Part of Jerrensia's condition, Arthrogryposis multiplex congenita (AMC), resulted in severely clubbed feet and underdeveloped joints in her knees and hips. For years we worked with our team to stretch muscles and strengthen bones to give her the opportunity to walk on her own two feet, but her body wouldn't cooperate. Her relentless desire to walk forced us and the team at Mary Free Bed to be creative with mocked up prosthetics and walking frames that hadn't been tried with Arthrogryposis cases before.
Every step of the way was filled with prayer—tears and pleading, joy and praise. In 2013, we opted for a double amputation of her legs, thinking at the very least she would be able to stand to brush her teeth, wash dishes, etc. It's now one year later and she's walking on prosthetic legs, loving life and showering the world with joy and encouragement.

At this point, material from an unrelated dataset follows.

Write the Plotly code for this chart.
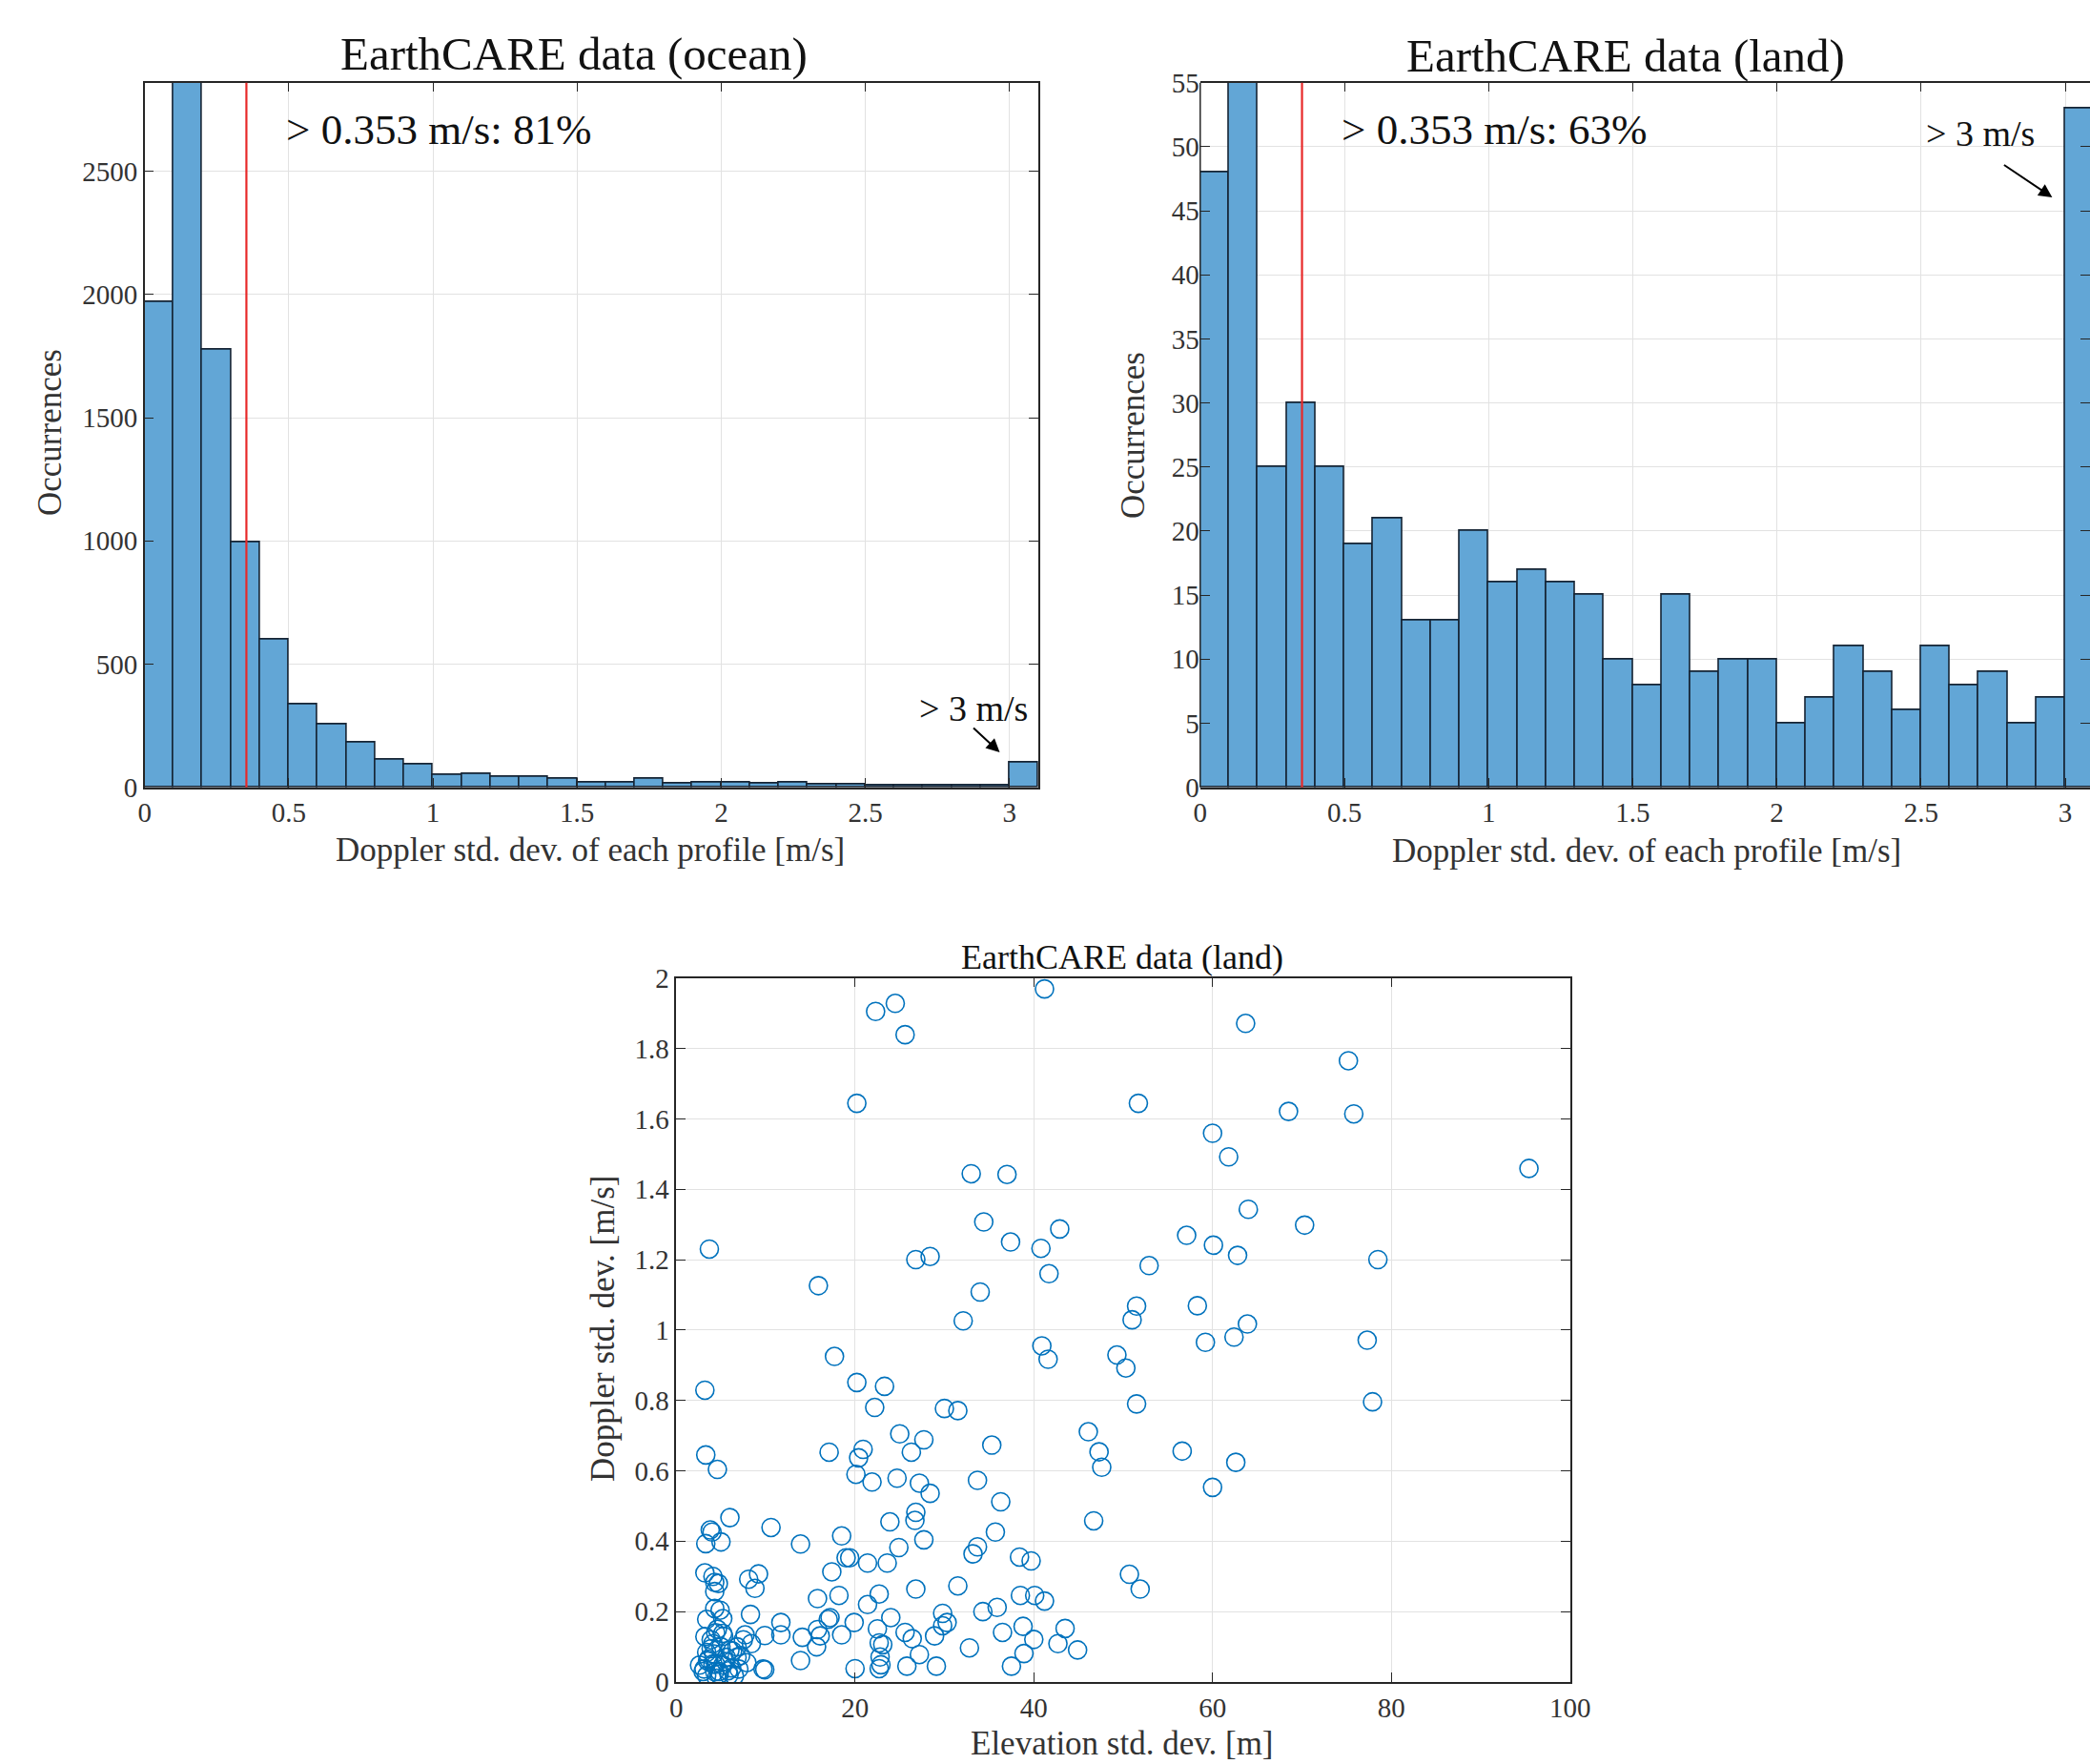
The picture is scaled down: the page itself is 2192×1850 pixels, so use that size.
import plotly.graph_objects as go

# ---------------- data ----------------
bin_edges_left = [round(0.1 * i, 1) for i in range(31)]  # 0.0 ... 3.0 (last bin = "> 3 m/s")
ocean_counts = [1970, 3150, 1775, 995, 598, 336, 255, 182, 114, 93,
                50, 55, 43, 43, 36, 20, 20, 34, 16, 20,
                20, 14, 18, 13, 13, 9, 6, 9, 9, 8, 102]
land_counts = [48, 62, 25, 30, 25, 19, 21, 13, 13, 20,
               16, 17, 16, 15, 10, 8, 15, 9, 10, 10,
               5, 7, 11, 9, 6, 11, 8, 9, 5, 7, 53]
threshold = 0.353
ocean_pct = "81%"
land_pct = "63%"

elev_std = [41.2, 22.3, 24.5, 25.6, 63.7, 75.2, 20.2, 51.7, 68.5, 75.8,
            60.0, 61.8, 95.4, 33.0, 37.0, 64.0, 34.4, 70.3, 42.9, 57.1,
            37.4, 3.7, 40.8, 60.1, 62.8, 26.8, 28.4, 78.5, 52.9, 41.7,
            15.9, 34.0, 51.5, 58.3, 51.0, 32.1, 63.9, 62.4, 77.3, 59.2,
            40.9, 41.6, 49.3, 50.3, 17.7, 20.2, 23.3, 3.2, 22.2, 30.0,
            31.5, 51.5, 77.9, 46.1, 25.0, 27.7, 20.9, 17.1, 26.3, 35.3,
            47.3, 56.6, 3.3, 20.4, 4.6, 47.6, 62.6, 20.1, 21.9, 24.7,
            27.2, 28.4, 33.7, 36.3, 60.0, 6.0, 46.7, 26.8, 26.7, 23.9,
            3.8, 4.0, 10.6, 18.5, 35.7, 3.3, 5.0, 13.9, 27.7, 24.9,
            33.7, 33.2, 19.0, 19.4, 38.4, 39.7, 21.4, 23.6, 3.2, 4.1,
            9.2, 8.1, 17.4, 4.3, 4.7, 8.8, 4.3, 26.8, 31.5, 50.7,
            51.9, 22.7, 18.2, 15.8, 21.4, 38.5, 40.1, 41.2, 4.3, 4.9,
            3.4, 5.2, 8.3, 17.2, 17.0, 29.8, 34.3, 35.9, 24.0, 11.7,
            19.9, 30.3, 29.8, 22.5, 38.8, 43.5, 15.8, 3.2, 5.2, 7.7,
            9.9, 11.7, 14.1, 16.1, 18.5, 25.6, 26.4, 28.9, 36.5, 40.0,
            22.7, 23.1, 42.7, 4.1, 8.4, 15.7, 32.8, 44.9, 3.4, 6.3,
            7.2, 27.2, 38.9, 22.8, 13.9, 7.9, 2.6, 4.1, 5.2, 25.8,
            29.1, 37.5, 22.9, 22.7, 9.9, 9.7, 20.0, 3.1, 4.3, 3.4,
            6.5, 4.5, 5.8, 7.0, 3.6, 4.8, 5.5, 3.9, 6.8, 4.4,
            3.5, 4.2, 5.0, 5.6, 6.2, 4.8, 3.9, 5.3, 6.8, 7.5,
            4.4, 3.0, 5.9, 4.6, 6.0]
doppler_std = [1.969, 1.905, 1.928, 1.839, 1.871, 1.765, 1.644, 1.644, 1.621, 1.614,
               1.559, 1.492, 1.459, 1.444, 1.442, 1.343, 1.307, 1.298, 1.287, 1.269,
               1.250, 1.230, 1.232, 1.241, 1.212, 1.200, 1.209, 1.200, 1.183, 1.160,
               1.126, 1.108, 1.068, 1.069, 1.029, 1.026, 1.017, 0.980, 0.971, 0.965,
               0.955, 0.917, 0.929, 0.892, 0.925, 0.851, 0.840, 0.829, 0.780, 0.777,
               0.771, 0.790, 0.796, 0.711, 0.705, 0.688, 0.661, 0.653, 0.653, 0.673,
               0.654, 0.656, 0.645, 0.637, 0.604, 0.610, 0.624, 0.590, 0.568, 0.579,
               0.565, 0.536, 0.573, 0.512, 0.553, 0.467, 0.458, 0.482, 0.459, 0.455,
               0.432, 0.426, 0.439, 0.415, 0.426, 0.393, 0.398, 0.392, 0.404, 0.382,
               0.384, 0.364, 0.353, 0.353, 0.355, 0.344, 0.338, 0.338, 0.310, 0.300,
               0.307, 0.292, 0.313, 0.283, 0.280, 0.266, 0.257, 0.264, 0.273, 0.306,
               0.264, 0.250, 0.246, 0.237, 0.220, 0.246, 0.246, 0.230, 0.209, 0.204,
               0.178, 0.180, 0.192, 0.183, 0.178, 0.195, 0.200, 0.212, 0.183, 0.169,
               0.169, 0.169, 0.160, 0.151, 0.158, 0.152, 0.149, 0.129, 0.138, 0.134,
               0.132, 0.134, 0.127, 0.131, 0.134, 0.141, 0.123, 0.131, 0.141, 0.121,
               0.111, 0.106, 0.109, 0.109, 0.109, 0.100, 0.097, 0.091, 0.084, 0.088,
               0.075, 0.078, 0.081, 0.071, 0.061, 0.055, 0.048, 0.051, 0.048, 0.045,
               0.045, 0.045, 0.049, 0.038, 0.035, 0.037, 0.038, 0.037, 0.029, 0.018,
               0.017, 0.011, 0.032, 0.037, 0.065, 0.022, 0.058, 0.095, 0.070, 0.140,
               0.060, 0.080, 0.100, 0.070, 0.040, 0.030, 0.120, 0.130, 0.100, 0.120,
               0.050, 0.030, 0.020, 0.150, 0.090]

hist_xticks = [0, 0.5, 1, 1.5, 2, 2.5, 3]
ocean_yticks = [0, 500, 1000, 1500, 2000, 2500]
land_yticks = list(range(0, 56, 5))
scat_xticks = [0, 20, 40, 60, 80, 100]
scat_yticks = [0, 0.2, 0.4, 0.6, 0.8, 1, 1.2, 1.4, 1.6, 1.8, 2]

# ---------------- styling ----------------
W, H = 2192, 1850
FONT = "Liberation Serif"
AXC = "#262626"
BAR_FILL = "rgb(98,166,214)"
BAR_EDGE = "rgb(22,36,52)"
GRID = "rgb(226,226,226)"
MBLUE = "#0072BD"

def px(x):
    return x / W

def py(y):
    return 1 - y / H

centers = [e + 0.05 for e in bin_edges_left]

fig = go.Figure()
fig.add_trace(go.Bar(x=centers, y=ocean_counts, width=0.1, marker=dict(color=BAR_FILL, line=dict(color=BAR_EDGE, width=1.6)),
                     xaxis="x", yaxis="y", showlegend=False))
fig.add_trace(go.Bar(x=centers, y=land_counts, width=0.1, marker=dict(color=BAR_FILL, line=dict(color=BAR_EDGE, width=1.6)),
                     xaxis="x2", yaxis="y2", showlegend=False))
fig.add_trace(go.Scatter(x=elev_std, y=doppler_std, mode="markers",
                         marker=dict(symbol="circle-open", size=19, color=MBLUE, line=dict(width=1.6, color=MBLUE)),
                         xaxis="x3", yaxis="y3", showlegend=False))

def axstyle(**kw):
    d = dict(showline=True, linecolor=AXC, linewidth=1.5, mirror="ticks", ticks="inside", ticklen=10,
             tickwidth=1.3, tickcolor=AXC, showgrid=True, gridcolor=GRID, gridwidth=1.2, zeroline=False,
             automargin=False,
             tickfont=dict(family=FONT, size=29, color="#333333"), layer="above traces")
    d.update(kw)
    return d

# axes pixel geometry (page pixels)
oc_l, oc_r, top, bot = 151.7, 1089.0, 86.7, 825.7
la_l = 1258.8
la_pxu = 302.4
la_xmax = (W - la_l) / la_pxu  # right part of the land panel runs off the page

fig.update_layout(
    template="none",
    width=W, height=H, margin=dict(l=0, r=0, t=0, b=0, pad=0, autoexpand=False),
    paper_bgcolor="white", plot_bgcolor="white", bargap=0,
    xaxis=axstyle(domain=[px(oc_l), px(oc_r)], range=[0, 3.1], tickvals=hist_xticks, anchor="y"),
    yaxis=axstyle(domain=[py(bot), py(top)], range=[0, 2860], tickvals=ocean_yticks, tickformat="d", anchor="x"),
    xaxis2=axstyle(domain=[px(la_l), 1.0], range=[0, la_xmax], tickvals=hist_xticks, anchor="y2"),
    yaxis2=axstyle(domain=[py(bot), py(top)], range=[0, 55], tickvals=land_yticks, anchor="x2", showline=False),
    xaxis3=axstyle(domain=[px(709.3), px(1646.7)], range=[0, 100], tickvals=scat_xticks, anchor="y3"),
    yaxis3=axstyle(domain=[py(1764), py(1025.7)], range=[0, 2], tickvals=scat_yticks, anchor="x3"),
)

# left frame line of the land panel (its right side is off the page)
fig.add_shape(type="line", xref="x2 domain", yref="y2 domain", x0=0, x1=0, y0=0, y1=1,
              line=dict(color=AXC, width=1.5), layer="above")

# threshold lines
for xa, ya in (("x", "y"), ("x2", "y2")):
    fig.add_shape(type="line", xref=xa, yref=f"{ya} domain", x0=threshold, x1=threshold, y0=0, y1=1,
                  line=dict(color="rgb(232,40,40)", width=2.2), layer="above")

ann = []
def txt(x, y, s, size, xref="paper", yref="paper", xanchor="center", yanchor="middle", angle=0, color="#111111"):
    ann.append(dict(x=x, y=y, xref=xref, yref=yref, text=s, showarrow=False, xanchor=xanchor, yanchor=yanchor,
                    textangle=angle, font=dict(family=FONT, size=size, color=color)))

# titles and labels
txt(px(602), py(56), "EarthCARE data (ocean)", 49)
txt(px(1705), py(58), "EarthCARE data (land)", 49)
txt(px(619), py(892), "Doppler std. dev. of each profile [m/s]", 35, color="#333333")
txt(px(1727), py(893), "Doppler std. dev. of each profile [m/s]", 35, color="#333333")
txt(px(53), py(454), "Occurrences", 35, angle=-90, color="#333333")
txt(px(1188), py(457), "Occurrences", 35, angle=-90, color="#333333")
txt(px(1177), py(1004), "EarthCARE data (land)", 36)
txt(px(1177), py(1828), "Elevation std. dev. [m]", 35, color="#333333")
txt(px(632), py(1394), "Doppler std. dev. [m/s]", 35, angle=-90, color="#333333")

# in-plot annotations
txt(0.484, 2670, f"> {threshold} m/s: {ocean_pct}", 45, xref="x", yref="y", xanchor="left")
txt(0.484, 51.3, f"> {threshold} m/s: {land_pct}", 45, xref="x2", yref="y2", xanchor="left")
txt(3.069, 320, "> 3 m/s", 38, xref="x", yref="y", xanchor="right")
txt(2.902, 51.0, "> 3 m/s", 38, xref="x2", yref="y2", xanchor="right")

# arrows
ann.append(dict(x=2.966, y=142, xref="x", yref="y", ax=-29, ay=-27, text="", showarrow=True,
                arrowhead=2, arrowsize=1.4, arrowwidth=2, arrowcolor="black"))
ann.append(dict(x=2.955, y=46.05, xref="x2", yref="y2", ax=-52, ay=-35, text="", showarrow=True,
                arrowhead=2, arrowsize=1.4, arrowwidth=2, arrowcolor="black"))

fig.update_layout(annotations=ann)
# page body without its default 8px margin so the figure fills the window exactly
fig.write_html("out.html", config={"displayModeBar": False},
               post_script="document.body.style.margin='0px';document.body.style.overflow='hidden';")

I don't like to think of us as being particularly courageous. In so many areas of life, I find myself constantly questioning, probing and challenging my thoughts and decisions, but with her it was different…we can grasp just enough of God's love for us, for the orphan, for the lost, that responding becomes instant, unquestionable, visceral—like doing anything but would be the crazy thing.
Courage feels more to me like faithfulness in action in areas where others find those actions absurd. It is a response to something, but more so it is a response because of something. We are so painfully unaware of the fullness of God's love, the depth of His desire and the relentlessness of His pursuit.
Knowing God's love provides the freedom to be courageous. It is the source of our trust, the cornerstone of our convictions and the foundation of the hope we have in His victory.